A COUPLE have spoken of their relief after their neighbours who accused them of being police informers and “grasses” were given restraining orders by a court.

Stephen Causer and his partner Sharon Smith said the harassment they had suffered at the hands of Javid Khaliq and Anissa Gregory made them ill and forced them to install CCTV cameras at the front of their property.

Teesside Crown Court heard that there had been as many as 180 incidents where allegations and counter allegations had been investigated by police.

But after seeing Khaliq – a convicted drug dealer – and Gregory admit harassment on a handful of occasions and avoid a trial, The Recorder of Middlesbrough, Judge Simon Bourne-Arton, delivered a withering assessment of the feud, saying it had been a “waste of police time”.

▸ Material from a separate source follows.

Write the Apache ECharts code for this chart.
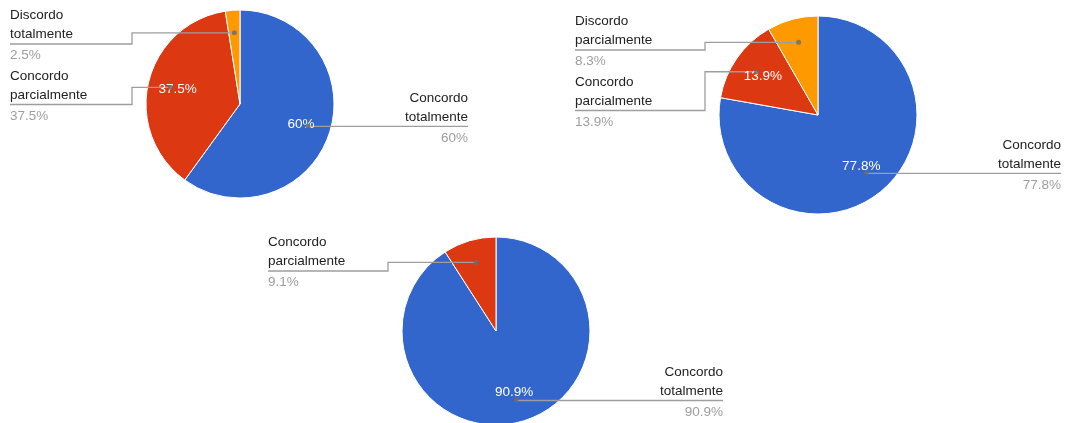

Prosecutor Kate Dodds said a “very unpleasant” situation developed between the two couples after officers executed a search warrant at the home of Khaliq and Gregory in May last year in Neasham Road, Middleton-St-George, near Darlington.

She said: “It became intolerable [for the complainants]. Effectively it was suggested they were responsible for the drugs raid.

“They were shouted at and called grasses.”

Richard Bennett, for Khaliq, who was jailed in 2010 for two and-a-half years for conspiracy to supply class A drugs, claimed the vast majority of the incidents were extremely petty.

Self-employed taxi driver Khaliq, 38, and mother-of-three Gregory, 36, who was said to have a heart condition making her unsuitable for unpaid work, both apologised for their behaviour.

They were each given two year conditional discharges, while Khaliq, who is originally from Middlesbrough, will pay £500 court costs.

Five year-long restraining orders imposed on them prevent them from using or threatening violence or contacting the victims.

Speaking after the case Ms Smith, 42, said: “We are private people and this has been a massive strain.

“It is pure hell. We have done nothing wrong.

“It has made us ill and we feel quite vulnerable.

“That judge he should come and live with us for a few days and see what it has been like.

“We are not police informers or grasses.”

Mr Causer, 46, a self-employed gardener, said: “I don’t go to bed properly, I go to bed dressed and in my trainers because I know that the one night I don’t something will happen.

“We’re hoping the restraining order will make them pack it in and they’ll leave us alone so we can get on with our lives.”

Charges of perverting the course of justice against Khaliq and Gregory, which they had denied, will lay on file, while no evidence was offered in respect of another harassment charge.

Judge Bourne-Arton said: “This has caused a lot of aggravation and the police have better things to do.”